Given information ▸

==*==

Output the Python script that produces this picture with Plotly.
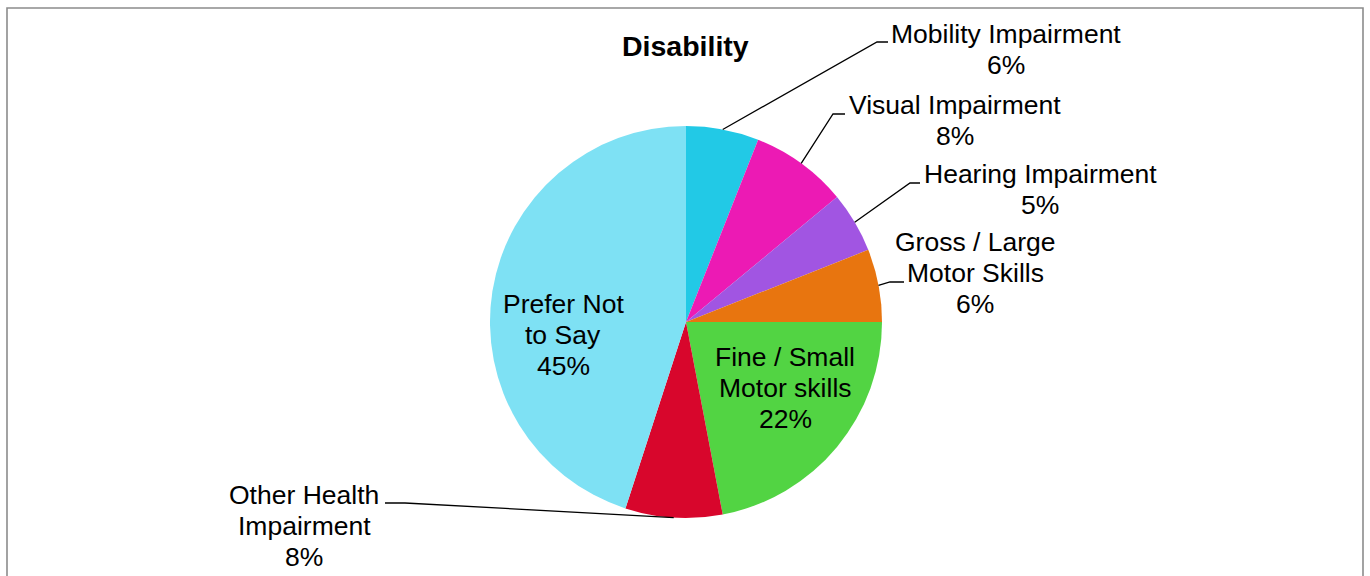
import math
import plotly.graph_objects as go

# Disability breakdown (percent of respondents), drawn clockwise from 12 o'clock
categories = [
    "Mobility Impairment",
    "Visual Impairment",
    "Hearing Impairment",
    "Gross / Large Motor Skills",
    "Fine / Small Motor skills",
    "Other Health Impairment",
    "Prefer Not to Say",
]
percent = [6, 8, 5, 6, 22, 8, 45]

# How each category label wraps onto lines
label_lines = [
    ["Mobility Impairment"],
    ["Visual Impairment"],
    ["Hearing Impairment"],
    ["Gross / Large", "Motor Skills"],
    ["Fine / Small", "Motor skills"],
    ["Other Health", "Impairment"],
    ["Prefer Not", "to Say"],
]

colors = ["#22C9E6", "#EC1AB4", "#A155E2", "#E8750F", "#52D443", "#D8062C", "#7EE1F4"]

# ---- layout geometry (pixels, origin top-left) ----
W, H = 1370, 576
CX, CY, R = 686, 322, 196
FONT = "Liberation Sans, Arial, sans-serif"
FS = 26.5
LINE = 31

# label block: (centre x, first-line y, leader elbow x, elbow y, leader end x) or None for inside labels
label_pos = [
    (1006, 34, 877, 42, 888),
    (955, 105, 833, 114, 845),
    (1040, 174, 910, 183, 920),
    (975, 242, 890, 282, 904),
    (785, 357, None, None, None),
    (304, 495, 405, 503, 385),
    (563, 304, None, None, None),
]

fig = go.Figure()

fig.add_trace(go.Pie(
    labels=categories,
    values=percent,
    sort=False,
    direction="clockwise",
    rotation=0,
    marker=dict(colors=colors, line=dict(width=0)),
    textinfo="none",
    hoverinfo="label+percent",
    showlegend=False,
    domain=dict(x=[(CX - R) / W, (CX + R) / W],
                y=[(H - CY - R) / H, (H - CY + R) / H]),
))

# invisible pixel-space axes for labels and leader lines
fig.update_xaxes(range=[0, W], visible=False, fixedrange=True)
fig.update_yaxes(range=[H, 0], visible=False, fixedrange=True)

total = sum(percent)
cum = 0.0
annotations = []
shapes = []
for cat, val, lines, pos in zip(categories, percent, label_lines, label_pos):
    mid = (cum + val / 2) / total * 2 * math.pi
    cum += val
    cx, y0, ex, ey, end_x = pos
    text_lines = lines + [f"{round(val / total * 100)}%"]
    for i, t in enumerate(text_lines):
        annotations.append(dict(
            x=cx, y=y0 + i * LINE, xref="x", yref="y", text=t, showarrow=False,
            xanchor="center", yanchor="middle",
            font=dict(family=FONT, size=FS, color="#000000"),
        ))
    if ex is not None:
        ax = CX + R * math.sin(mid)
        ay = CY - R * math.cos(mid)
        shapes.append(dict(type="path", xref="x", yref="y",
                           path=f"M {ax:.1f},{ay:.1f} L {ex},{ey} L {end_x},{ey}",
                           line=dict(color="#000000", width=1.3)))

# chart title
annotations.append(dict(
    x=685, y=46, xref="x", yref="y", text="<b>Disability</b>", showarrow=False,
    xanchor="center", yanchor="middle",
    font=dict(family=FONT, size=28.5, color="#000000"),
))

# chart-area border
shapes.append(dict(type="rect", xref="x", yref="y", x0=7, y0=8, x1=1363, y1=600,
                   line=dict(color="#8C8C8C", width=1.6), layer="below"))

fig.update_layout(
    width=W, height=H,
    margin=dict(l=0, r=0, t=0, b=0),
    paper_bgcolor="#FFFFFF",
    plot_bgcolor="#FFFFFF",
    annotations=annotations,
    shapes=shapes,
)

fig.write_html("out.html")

==*==

Your task is to repeat the material above exactly, without its pictures.

Output the Python script that produces this picture with Plotly.
import math
import plotly.graph_objects as go

# Disability breakdown (percent of respondents), drawn clockwise from 12 o'clock
categories = [
    "Mobility Impairment",
    "Visual Impairment",
    "Hearing Impairment",
    "Gross / Large Motor Skills",
    "Fine / Small Motor skills",
    "Other Health Impairment",
    "Prefer Not to Say",
]
percent = [6, 8, 5, 6, 22, 8, 45]

# How each category label wraps onto lines
label_lines = [
    ["Mobility Impairment"],
    ["Visual Impairment"],
    ["Hearing Impairment"],
    ["Gross / Large", "Motor Skills"],
    ["Fine / Small", "Motor skills"],
    ["Other Health", "Impairment"],
    ["Prefer Not", "to Say"],
]

colors = ["#22C9E6", "#EC1AB4", "#A155E2", "#E8750F", "#52D443", "#D8062C", "#7EE1F4"]

# ---- layout geometry (pixels, origin top-left) ----
W, H = 1370, 576
CX, CY, R = 686, 322, 196
FONT = "Liberation Sans, Arial, sans-serif"
FS = 26.5
LINE = 31

# label block: (centre x, first-line y, leader elbow x, elbow y, leader end x) or None for inside labels
label_pos = [
    (1006, 34, 877, 42, 888),
    (955, 105, 833, 114, 845),
    (1040, 174, 910, 183, 920),
    (975, 242, 890, 282, 904),
    (785, 357, None, None, None),
    (304, 495, 405, 503, 385),
    (563, 304, None, None, None),
]

fig = go.Figure()

fig.add_trace(go.Pie(
    labels=categories,
    values=percent,
    sort=False,
    direction="clockwise",
    rotation=0,
    marker=dict(colors=colors, line=dict(width=0)),
    textinfo="none",
    hoverinfo="label+percent",
    showlegend=False,
    domain=dict(x=[(CX - R) / W, (CX + R) / W],
                y=[(H - CY - R) / H, (H - CY + R) / H]),
))

# invisible pixel-space axes for labels and leader lines
fig.update_xaxes(range=[0, W], visible=False, fixedrange=True)
fig.update_yaxes(range=[H, 0], visible=False, fixedrange=True)

total = sum(percent)
cum = 0.0
annotations = []
shapes = []
for cat, val, lines, pos in zip(categories, percent, label_lines, label_pos):
    mid = (cum + val / 2) / total * 2 * math.pi
    cum += val
    cx, y0, ex, ey, end_x = pos
    text_lines = lines + [f"{round(val / total * 100)}%"]
    for i, t in enumerate(text_lines):
        annotations.append(dict(
            x=cx, y=y0 + i * LINE, xref="x", yref="y", text=t, showarrow=False,
            xanchor="center", yanchor="middle",
            font=dict(family=FONT, size=FS, color="#000000"),
        ))
    if ex is not None:
        ax = CX + R * math.sin(mid)
        ay = CY - R * math.cos(mid)
        shapes.append(dict(type="path", xref="x", yref="y",
                           path=f"M {ax:.1f},{ay:.1f} L {ex},{ey} L {end_x},{ey}",
                           line=dict(color="#000000", width=1.3)))

# chart title
annotations.append(dict(
    x=685, y=46, xref="x", yref="y", text="<b>Disability</b>", showarrow=False,
    xanchor="center", yanchor="middle",
    font=dict(family=FONT, size=28.5, color="#000000"),
))

# chart-area border
shapes.append(dict(type="rect", xref="x", yref="y", x0=7, y0=8, x1=1363, y1=600,
                   line=dict(color="#8C8C8C", width=1.6), layer="below"))

fig.update_layout(
    width=W, height=H,
    margin=dict(l=0, r=0, t=0, b=0),
    paper_bgcolor="#FFFFFF",
    plot_bgcolor="#FFFFFF",
    annotations=annotations,
    shapes=shapes,
)

fig.write_html("out.html")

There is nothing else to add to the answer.